BGN works to feature strong, unique content from writers who…
Written by: Michelle Spencer
On June 5, 2026, Masters of the Universe arrives in theaters worldwide, and for a certain generation of viewers, that release date carries a weight that’s hard to fully explain to anyone who wasn’t there. This is the franchise’s first major theatrical return since the 1987 live-action film, and it is not merely a reboot. It’s a homecoming.
To understand why, you have to go back to September 1983, when He-Man and the Masters of the Universe premiered and quietly rewired the imaginations of children across the world. Over two seasons and 130 episodes, the show built something genuinely mythic: a planet called Eternia, where swords and sorcery existed alongside alien technology, and where good and evil were not abstractions but neighbors locked in permanent, spectacular conflict.
At the center of it all was Prince Adam, a secret that millions of kids were trusted to keep. When Adam raised the Power Sword and called out “By the Power of Grayskull! I have the power!” he became He-Man, the most powerful man in the universe. And somehow, impossibly, that transformation never got old.
What made it work wasn’t just the spectacle. It was the people around him.

There was Cringer, a timid green tiger with yellow stripes who was, in the most relatable way possible, absolutely terrified of everything. In the episode “Battlecat,” we learn that Adam rescued him as an injured cub from the jungle, nursing him back to health at the palace. The trauma of that early experience never fully left Cringer, which is maybe why he resonated so deeply. He was scared, and he showed up anyway. When the Power Sword transformed him into the armored, fearless Battle Cat, it felt earned because we’d seen what it cost him.

The Sorceress was something rarer in 1980s entertainment: a figure of profound, quiet power. Guardian of Castle Grayskull and keeper of its deepest secrets, she was considered one of the three most powerful beings on all of Eternia. But her greatest sacrifice wasn’t magical. She gave up her daughter, Teela, entrusting her to Man-At-Arms because she believed the castle was too dangerous a place to raise a child. She bore that loss in near-total silence, offering guidance from behind ancient walls while the rest of the world moved on around her.
Teela herself is the kind of character who gets more interesting every time you revisit her. Captain of the Royal Guard, trained by Man-At-Arms, and completely unaware that the man she regularly criticized for goofing off was secretly the hero she admired most. There is something almost poignant about that irony, the way she saw Adam’s lightness as a flaw rather than a choice, a private burden he carried to protect everyone around him.
Man-At-Arms, known to those close to him as Duncan, was the mentor who held the secret and the weight of it. Inventor, strategist, Teela’s adoptive father, and one of the very few people who knew that Prince Adam and He-Man were the same person. In the upcoming film, he’s played by Idris Elba, a casting choice that suggests the production understands something important and that is this character has always deserved to be taken seriously.

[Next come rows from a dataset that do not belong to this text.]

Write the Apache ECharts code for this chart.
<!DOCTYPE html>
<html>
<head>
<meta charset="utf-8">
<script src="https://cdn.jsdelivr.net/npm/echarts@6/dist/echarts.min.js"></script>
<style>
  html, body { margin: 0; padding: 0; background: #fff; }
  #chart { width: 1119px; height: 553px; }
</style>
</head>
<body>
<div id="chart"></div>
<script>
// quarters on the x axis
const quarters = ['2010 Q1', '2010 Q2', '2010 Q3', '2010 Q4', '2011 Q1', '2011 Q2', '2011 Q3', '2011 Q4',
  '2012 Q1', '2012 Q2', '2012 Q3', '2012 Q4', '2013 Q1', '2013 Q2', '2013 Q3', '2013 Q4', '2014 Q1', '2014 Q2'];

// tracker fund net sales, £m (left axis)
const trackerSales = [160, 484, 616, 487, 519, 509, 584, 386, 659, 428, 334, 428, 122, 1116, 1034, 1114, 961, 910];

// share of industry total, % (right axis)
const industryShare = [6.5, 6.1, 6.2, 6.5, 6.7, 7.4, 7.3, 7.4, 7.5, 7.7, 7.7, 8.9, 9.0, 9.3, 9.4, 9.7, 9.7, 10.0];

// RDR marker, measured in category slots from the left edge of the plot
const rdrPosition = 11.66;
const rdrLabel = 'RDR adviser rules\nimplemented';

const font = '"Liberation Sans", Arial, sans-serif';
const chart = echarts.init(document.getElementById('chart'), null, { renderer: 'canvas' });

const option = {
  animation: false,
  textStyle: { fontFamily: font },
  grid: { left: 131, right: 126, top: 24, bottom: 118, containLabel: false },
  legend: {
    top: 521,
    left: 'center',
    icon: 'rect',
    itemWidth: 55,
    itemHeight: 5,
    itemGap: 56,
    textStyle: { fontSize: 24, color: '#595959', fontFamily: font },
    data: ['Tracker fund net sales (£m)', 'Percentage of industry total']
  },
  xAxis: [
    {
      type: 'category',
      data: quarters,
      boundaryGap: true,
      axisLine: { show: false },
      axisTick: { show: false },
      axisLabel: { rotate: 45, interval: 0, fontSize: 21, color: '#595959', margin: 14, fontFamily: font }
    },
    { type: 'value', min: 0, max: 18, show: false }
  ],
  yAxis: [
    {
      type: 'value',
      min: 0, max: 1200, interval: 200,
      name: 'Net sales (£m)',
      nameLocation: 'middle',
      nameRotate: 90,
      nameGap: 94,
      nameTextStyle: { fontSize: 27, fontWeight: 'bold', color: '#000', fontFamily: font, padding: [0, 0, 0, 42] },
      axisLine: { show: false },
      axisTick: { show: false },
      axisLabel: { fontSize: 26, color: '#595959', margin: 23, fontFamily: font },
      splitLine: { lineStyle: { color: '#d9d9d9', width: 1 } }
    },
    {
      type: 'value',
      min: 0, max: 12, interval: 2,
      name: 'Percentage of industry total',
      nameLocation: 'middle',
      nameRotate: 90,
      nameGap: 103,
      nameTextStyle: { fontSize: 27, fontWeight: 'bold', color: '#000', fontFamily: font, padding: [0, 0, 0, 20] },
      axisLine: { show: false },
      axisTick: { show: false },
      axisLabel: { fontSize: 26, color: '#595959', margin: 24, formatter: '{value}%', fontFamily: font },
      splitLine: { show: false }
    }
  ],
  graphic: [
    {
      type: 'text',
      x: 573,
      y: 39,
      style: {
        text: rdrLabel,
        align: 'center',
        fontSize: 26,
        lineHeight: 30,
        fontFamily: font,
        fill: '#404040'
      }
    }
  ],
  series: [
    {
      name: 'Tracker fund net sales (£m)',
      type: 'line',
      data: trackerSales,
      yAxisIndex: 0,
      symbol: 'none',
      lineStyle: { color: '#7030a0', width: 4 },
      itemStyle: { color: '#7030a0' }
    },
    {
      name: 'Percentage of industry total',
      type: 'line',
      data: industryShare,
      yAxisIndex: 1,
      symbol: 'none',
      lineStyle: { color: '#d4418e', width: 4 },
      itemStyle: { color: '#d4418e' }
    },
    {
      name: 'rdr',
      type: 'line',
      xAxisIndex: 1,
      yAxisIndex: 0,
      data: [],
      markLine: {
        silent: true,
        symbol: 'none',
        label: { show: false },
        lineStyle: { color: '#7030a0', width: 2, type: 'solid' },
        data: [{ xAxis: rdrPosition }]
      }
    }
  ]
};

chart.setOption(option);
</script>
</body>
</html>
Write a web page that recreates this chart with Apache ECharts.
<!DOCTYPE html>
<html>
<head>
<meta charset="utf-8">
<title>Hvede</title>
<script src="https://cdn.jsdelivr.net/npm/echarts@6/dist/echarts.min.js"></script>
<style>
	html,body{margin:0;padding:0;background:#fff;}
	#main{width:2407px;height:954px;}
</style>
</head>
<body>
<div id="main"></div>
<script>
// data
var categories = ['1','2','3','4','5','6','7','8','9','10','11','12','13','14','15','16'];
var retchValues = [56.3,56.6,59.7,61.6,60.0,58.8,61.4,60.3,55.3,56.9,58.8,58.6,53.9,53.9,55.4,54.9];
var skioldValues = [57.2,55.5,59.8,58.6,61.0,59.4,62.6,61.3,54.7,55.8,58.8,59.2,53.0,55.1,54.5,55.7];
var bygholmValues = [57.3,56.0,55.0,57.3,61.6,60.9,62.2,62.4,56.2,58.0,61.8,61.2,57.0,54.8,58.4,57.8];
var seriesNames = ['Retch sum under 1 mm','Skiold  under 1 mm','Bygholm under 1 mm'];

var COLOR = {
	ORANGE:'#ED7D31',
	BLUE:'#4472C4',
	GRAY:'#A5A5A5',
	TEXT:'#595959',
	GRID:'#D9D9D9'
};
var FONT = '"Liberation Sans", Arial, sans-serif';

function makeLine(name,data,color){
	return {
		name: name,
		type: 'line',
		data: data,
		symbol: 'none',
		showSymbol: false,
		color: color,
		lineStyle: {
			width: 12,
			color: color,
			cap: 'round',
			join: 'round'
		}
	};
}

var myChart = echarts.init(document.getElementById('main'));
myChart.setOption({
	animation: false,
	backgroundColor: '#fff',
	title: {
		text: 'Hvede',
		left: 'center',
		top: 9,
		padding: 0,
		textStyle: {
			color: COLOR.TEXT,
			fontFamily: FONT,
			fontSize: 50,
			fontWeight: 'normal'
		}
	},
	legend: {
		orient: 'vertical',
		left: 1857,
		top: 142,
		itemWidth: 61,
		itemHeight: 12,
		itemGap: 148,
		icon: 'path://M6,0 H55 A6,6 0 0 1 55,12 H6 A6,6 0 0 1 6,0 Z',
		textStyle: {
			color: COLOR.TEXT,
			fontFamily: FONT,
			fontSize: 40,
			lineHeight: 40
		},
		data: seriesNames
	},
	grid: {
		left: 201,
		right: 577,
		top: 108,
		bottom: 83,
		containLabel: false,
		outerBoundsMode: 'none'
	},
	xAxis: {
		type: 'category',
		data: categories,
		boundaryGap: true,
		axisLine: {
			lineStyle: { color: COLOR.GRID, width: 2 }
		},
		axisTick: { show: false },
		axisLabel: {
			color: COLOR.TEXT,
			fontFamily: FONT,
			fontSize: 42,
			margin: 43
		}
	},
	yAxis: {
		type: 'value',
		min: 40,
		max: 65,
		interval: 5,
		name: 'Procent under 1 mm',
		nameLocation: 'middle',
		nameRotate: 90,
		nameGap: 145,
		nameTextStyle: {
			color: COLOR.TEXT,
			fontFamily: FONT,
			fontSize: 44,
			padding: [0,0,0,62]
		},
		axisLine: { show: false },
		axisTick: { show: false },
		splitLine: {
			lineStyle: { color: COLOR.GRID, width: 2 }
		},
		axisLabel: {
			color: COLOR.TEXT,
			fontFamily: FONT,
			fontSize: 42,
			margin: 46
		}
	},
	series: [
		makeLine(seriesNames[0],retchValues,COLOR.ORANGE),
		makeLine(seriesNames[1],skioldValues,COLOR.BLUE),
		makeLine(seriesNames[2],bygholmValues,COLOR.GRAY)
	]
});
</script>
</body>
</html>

And then there is Orko, who was never supposed to be this important. Created as comic relief, the small floating wizard from the dimension of Trolla became something else entirely; a loyal, self-doubting, deeply loving friend. His magic misfired constantly on Eternia, the laws of his home dimension translating poorly to a new world. But he never stopped trying. He helped save a young Adam and Cringer in the Tar Swamp early in their friendship, earning a place in the palace and in the hearts of everyone who watched. He knew Adam’s secret. He kept it. That’s not a small thing.
Across from all of them stands Skeletor, one of the great villains in animated history and frankly a little underappreciated for how genuinely dangerous he was. A sorcerer of immense power, a tactician, an engineer of weapons and machines, commanding his forces from Snake Mountain with the Havoc Staff in hand. His obsession with Castle Grayskull was never just about power for its own sake. He wanted to possess the source of a power that had been denied to him, and that hunger made him compelling in a way that purely evil characters rarely are.
The fortress itself is worth lingering on. Castle Grayskull is the source of He-Man’s power, and if Skeletor ever took it, he wouldn’t just rule Eternia. He would have the potential to dominate the entire universe. Every episode, every battle, every sacrifice made by He-Man and his allies existed in the shadow of that possibility.
Masters of the Universe opens June 5, 2026. For newcomers, it will be an introduction to a mythology that is stranger and richer than they might expect. For everyone else, it will be something harder to name, the feeling of returning to a world you thought you’d left behind, only to find it has been waiting for you all along.